TASK PROMPT: Write out each line beneath this one exactly as it reads.

+ + +

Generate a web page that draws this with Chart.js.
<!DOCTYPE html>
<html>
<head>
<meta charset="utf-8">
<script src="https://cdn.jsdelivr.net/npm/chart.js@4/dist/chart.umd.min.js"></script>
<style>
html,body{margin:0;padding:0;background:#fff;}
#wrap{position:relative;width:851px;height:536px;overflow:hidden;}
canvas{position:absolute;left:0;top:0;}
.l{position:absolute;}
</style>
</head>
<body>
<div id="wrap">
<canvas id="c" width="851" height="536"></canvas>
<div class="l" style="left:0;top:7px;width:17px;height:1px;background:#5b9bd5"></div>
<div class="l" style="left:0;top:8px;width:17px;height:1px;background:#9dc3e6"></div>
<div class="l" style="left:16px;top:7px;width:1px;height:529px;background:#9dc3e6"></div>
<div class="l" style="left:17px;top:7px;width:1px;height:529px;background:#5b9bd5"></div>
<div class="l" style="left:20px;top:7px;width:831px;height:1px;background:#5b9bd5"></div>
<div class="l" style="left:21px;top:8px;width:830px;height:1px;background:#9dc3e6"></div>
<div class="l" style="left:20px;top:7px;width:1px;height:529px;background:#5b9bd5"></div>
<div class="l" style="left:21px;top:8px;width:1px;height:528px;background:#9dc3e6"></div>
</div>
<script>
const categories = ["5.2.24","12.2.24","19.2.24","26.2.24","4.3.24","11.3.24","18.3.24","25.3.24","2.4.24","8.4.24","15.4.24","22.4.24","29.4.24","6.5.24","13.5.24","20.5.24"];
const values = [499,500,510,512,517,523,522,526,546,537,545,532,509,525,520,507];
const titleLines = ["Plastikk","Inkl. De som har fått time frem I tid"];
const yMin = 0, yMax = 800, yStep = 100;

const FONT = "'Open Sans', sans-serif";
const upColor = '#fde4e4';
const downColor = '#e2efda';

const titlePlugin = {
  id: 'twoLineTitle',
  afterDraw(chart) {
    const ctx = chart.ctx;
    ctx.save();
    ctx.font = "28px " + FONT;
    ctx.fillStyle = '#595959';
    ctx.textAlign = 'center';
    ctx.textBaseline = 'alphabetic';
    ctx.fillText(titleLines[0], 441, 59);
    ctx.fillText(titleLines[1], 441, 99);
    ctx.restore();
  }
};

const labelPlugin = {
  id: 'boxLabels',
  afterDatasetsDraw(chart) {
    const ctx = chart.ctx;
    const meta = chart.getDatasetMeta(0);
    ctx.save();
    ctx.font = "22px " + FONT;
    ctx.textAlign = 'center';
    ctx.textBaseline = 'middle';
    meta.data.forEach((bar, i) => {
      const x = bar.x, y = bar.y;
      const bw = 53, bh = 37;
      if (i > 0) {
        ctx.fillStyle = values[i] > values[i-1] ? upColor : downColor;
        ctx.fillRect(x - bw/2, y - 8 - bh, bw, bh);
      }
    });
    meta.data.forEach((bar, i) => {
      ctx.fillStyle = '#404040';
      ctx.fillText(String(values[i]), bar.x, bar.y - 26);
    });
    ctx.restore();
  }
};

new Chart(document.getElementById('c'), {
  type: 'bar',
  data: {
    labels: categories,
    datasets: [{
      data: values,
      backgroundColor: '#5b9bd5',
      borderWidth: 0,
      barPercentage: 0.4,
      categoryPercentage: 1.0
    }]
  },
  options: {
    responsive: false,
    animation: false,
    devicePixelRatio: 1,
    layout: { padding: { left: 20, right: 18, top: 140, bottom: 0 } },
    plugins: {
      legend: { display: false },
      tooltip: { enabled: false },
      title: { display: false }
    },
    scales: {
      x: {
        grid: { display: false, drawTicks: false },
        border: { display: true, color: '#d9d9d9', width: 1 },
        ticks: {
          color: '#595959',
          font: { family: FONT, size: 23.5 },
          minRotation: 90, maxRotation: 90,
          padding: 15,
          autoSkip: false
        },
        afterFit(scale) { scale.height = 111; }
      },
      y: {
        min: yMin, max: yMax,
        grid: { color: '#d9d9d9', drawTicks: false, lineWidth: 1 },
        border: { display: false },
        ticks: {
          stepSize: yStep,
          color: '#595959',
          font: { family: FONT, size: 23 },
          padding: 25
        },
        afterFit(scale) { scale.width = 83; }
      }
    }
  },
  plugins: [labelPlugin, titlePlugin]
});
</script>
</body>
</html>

+ + +

PROBLEM SOLUTION:
Generate a web page that draws this with Chart.js.
<!DOCTYPE html>
<html>
<head>
<meta charset="utf-8">
<script src="https://cdn.jsdelivr.net/npm/chart.js@4/dist/chart.umd.min.js"></script>
<style>
html,body{margin:0;padding:0;background:#fff;}
#wrap{position:relative;width:851px;height:536px;overflow:hidden;}
canvas{position:absolute;left:0;top:0;}
.l{position:absolute;}
</style>
</head>
<body>
<div id="wrap">
<canvas id="c" width="851" height="536"></canvas>
<div class="l" style="left:0;top:7px;width:17px;height:1px;background:#5b9bd5"></div>
<div class="l" style="left:0;top:8px;width:17px;height:1px;background:#9dc3e6"></div>
<div class="l" style="left:16px;top:7px;width:1px;height:529px;background:#9dc3e6"></div>
<div class="l" style="left:17px;top:7px;width:1px;height:529px;background:#5b9bd5"></div>
<div class="l" style="left:20px;top:7px;width:831px;height:1px;background:#5b9bd5"></div>
<div class="l" style="left:21px;top:8px;width:830px;height:1px;background:#9dc3e6"></div>
<div class="l" style="left:20px;top:7px;width:1px;height:529px;background:#5b9bd5"></div>
<div class="l" style="left:21px;top:8px;width:1px;height:528px;background:#9dc3e6"></div>
</div>
<script>
const categories = ["5.2.24","12.2.24","19.2.24","26.2.24","4.3.24","11.3.24","18.3.24","25.3.24","2.4.24","8.4.24","15.4.24","22.4.24","29.4.24","6.5.24","13.5.24","20.5.24"];
const values = [499,500,510,512,517,523,522,526,546,537,545,532,509,525,520,507];
const titleLines = ["Plastikk","Inkl. De som har fått time frem I tid"];
const yMin = 0, yMax = 800, yStep = 100;

const FONT = "'Open Sans', sans-serif";
const upColor = '#fde4e4';
const downColor = '#e2efda';

const titlePlugin = {
  id: 'twoLineTitle',
  afterDraw(chart) {
    const ctx = chart.ctx;
    ctx.save();
    ctx.font = "28px " + FONT;
    ctx.fillStyle = '#595959';
    ctx.textAlign = 'center';
    ctx.textBaseline = 'alphabetic';
    ctx.fillText(titleLines[0], 441, 59);
    ctx.fillText(titleLines[1], 441, 99);
    ctx.restore();
  }
};

const labelPlugin = {
  id: 'boxLabels',
  afterDatasetsDraw(chart) {
    const ctx = chart.ctx;
    const meta = chart.getDatasetMeta(0);
    ctx.save();
    ctx.font = "22px " + FONT;
    ctx.textAlign = 'center';
    ctx.textBaseline = 'middle';
    meta.data.forEach((bar, i) => {
      const x = bar.x, y = bar.y;
      const bw = 53, bh = 37;
      if (i > 0) {
        ctx.fillStyle = values[i] > values[i-1] ? upColor : downColor;
        ctx.fillRect(x - bw/2, y - 8 - bh, bw, bh);
      }
    });
    meta.data.forEach((bar, i) => {
      ctx.fillStyle = '#404040';
      ctx.fillText(String(values[i]), bar.x, bar.y - 26);
    });
    ctx.restore();
  }
};

new Chart(document.getElementById('c'), {
  type: 'bar',
  data: {
    labels: categories,
    datasets: [{
      data: values,
      backgroundColor: '#5b9bd5',
      borderWidth: 0,
      barPercentage: 0.4,
      categoryPercentage: 1.0
    }]
  },
  options: {
    responsive: false,
    animation: false,
    devicePixelRatio: 1,
    layout: { padding: { left: 20, right: 18, top: 140, bottom: 0 } },
    plugins: {
      legend: { display: false },
      tooltip: { enabled: false },
      title: { display: false }
    },
    scales: {
      x: {
        grid: { display: false, drawTicks: false },
        border: { display: true, color: '#d9d9d9', width: 1 },
        ticks: {
          color: '#595959',
          font: { family: FONT, size: 23.5 },
          minRotation: 90, maxRotation: 90,
          padding: 15,
          autoSkip: false
        },
        afterFit(scale) { scale.height = 111; }
      },
      y: {
        min: yMin, max: yMax,
        grid: { color: '#d9d9d9', drawTicks: false, lineWidth: 1 },
        border: { display: false },
        ticks: {
          stepSize: yStep,
          color: '#595959',
          font: { family: FONT, size: 23 },
          padding: 25
        },
        afterFit(scale) { scale.width = 83; }
      }
    }
  },
  plugins: [labelPlugin, titlePlugin]
});
</script>
</body>
</html>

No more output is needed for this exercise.